A new, quirky study found hip-hop can make cheese taste better

Listening to classical music can do many things for the mind and body. Mozart and Vivaldi are known to provide a better night’s sleep, decrease blood pressure, ease pain and relieve stress. However, there’s one thing it can’t do. Apparently, it can’t make your cheese taste better. Leave that to hip-hop.

A recent Swiss experiment, dubbed “Cheese in Surround Sound,” found mature Emmental cheese reacted best to hip-hop music exposure, giving the cheese a unique and fruity flavor.

Last September, sound arts students from Bern University of the Arts (HKB) and the Swiss town of Burgdorf partnered in this culinary art experiment to test whether sound waves affect the metabolic processes in ripening cheese to the extent that a sono-chemical impact on taste and flavor can be detected.

Now I don’t know about you, but when I hear “culinary art experiment,” playing music at cheese is not what comes to mind. I think of fun food creations, like cotton candy burritos, foot-tall ice cream cones and pizza pockets. But hey, if playing classic rock to my salad will make it taste better, maybe I’d eat more salad.

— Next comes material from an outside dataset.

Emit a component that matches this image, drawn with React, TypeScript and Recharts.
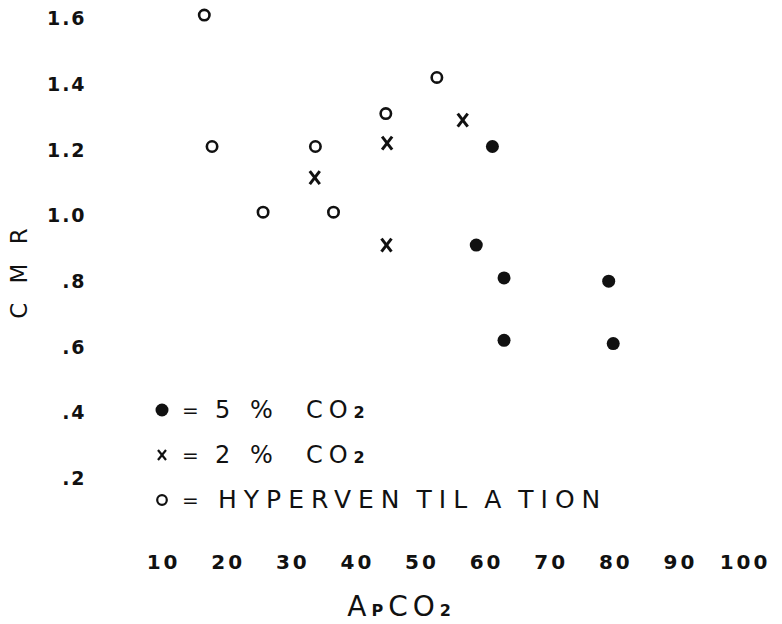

Beat Wampfler, a famed cheesemaker, provided the students with nine 22-pound wheels of the finest Emmental cheese. Each one was individually placed in a wooden box inside the Käsehaus K3 stone cellar, where mini transmitters pumped a range of sound frequencies and musical pieces into the cheese for 24 hours a day over a seven month period.

“All the energy is directly resonating inside of the cheese,” Michael Harenberg of Bern University of Arts told Reuters.

Each cheese wheel was surrounded by a specific sound, five musical pieces and three sounds at different frequencies. The last wheel was left in peace with no music or frequency to act as a reference box.

Three pieces of cheese rocked out to either W.A. Mozart’s “The Magic Flute,” Led Zeppelin’s “Stairway to Heaven” or A Tribe Called Quest’s “We Got (the Jazz).” One cheese wheel absorbed Vril’s “UV” and another Yello’s “Monolith.” An additional three were exposed to varying frequencies of 25 kHz, 200 kHz and 1000 kHz.

The Bern University students questioned if bio-acoustics had any effect on the ripening process.  

One question I have for the experiment is why the students chose the songs they did. “Monolith” aired in 1997, “We Got (the Jazz)” was released in 1991 and “The Magic Flute” was written in 1791. Even Led Zeppelin’s “Stairway to Heaven” is 48 years old. Would Jay-Z, Kanye West or Drake have made the cheese taste even better? If humans react well to these modern artists, why not cheese?

In March 2019, the cheese was chemically analyzed for flavor substances. A blind taste test was held seven months later with a panel of Swiss chefs, politicians and artists who sampled cheese from each wheel. Each panelist agreed that the cheeses which were played at with hip-hop or low frequencies tasted sweeter than the rest.

How reliable can a taste test from politicians be? If they put Bobby Flay or Gordon Ramsey on the panel, then maybe I would be more willing to believe in this experiment.

The cheese also endured a sensory consensus analysis carried out by food technologists from the ZHAW Zurich University of Applied Sciences. The analysis concluded “the cheeses exposed to music had a generally mild flavor compared to the control test sample,” stated the food technologists. Their report also confirmed the cheese exposed to hip-hop music displayed a discernibly stronger smell and stronger, fruitier taste than the other test samples.

“This novel collaboration with the HKB forms the production basis for an innovative product with a significant marketing impact on the entire region,” said Beat Wampfler of Käsehaus K3.

Could this experiment have actually worked? It is hard for me to believe. I have heard music volume and tempo can affect how we perceive the taste of food, but I never thought it would directly affect the actual taste of food.

While the results found that hip-hop made the cheese taste fruitier and sweeter, I think it might be a placebo and/or a coincidence that the majority of judges deemed hip-hop as the best tasting. For me to fully invest in the experiment, it will have to be conducted over a longer period of time and perhaps be tried on different types of food, not just cheese.

If the study is truly reliable and can consistently produce the same results of fruitier cheese, imagine how much better Cheez-Its and Goldfish would taste if their producers blast Childish Gambino or Eminem at their delicious snacks.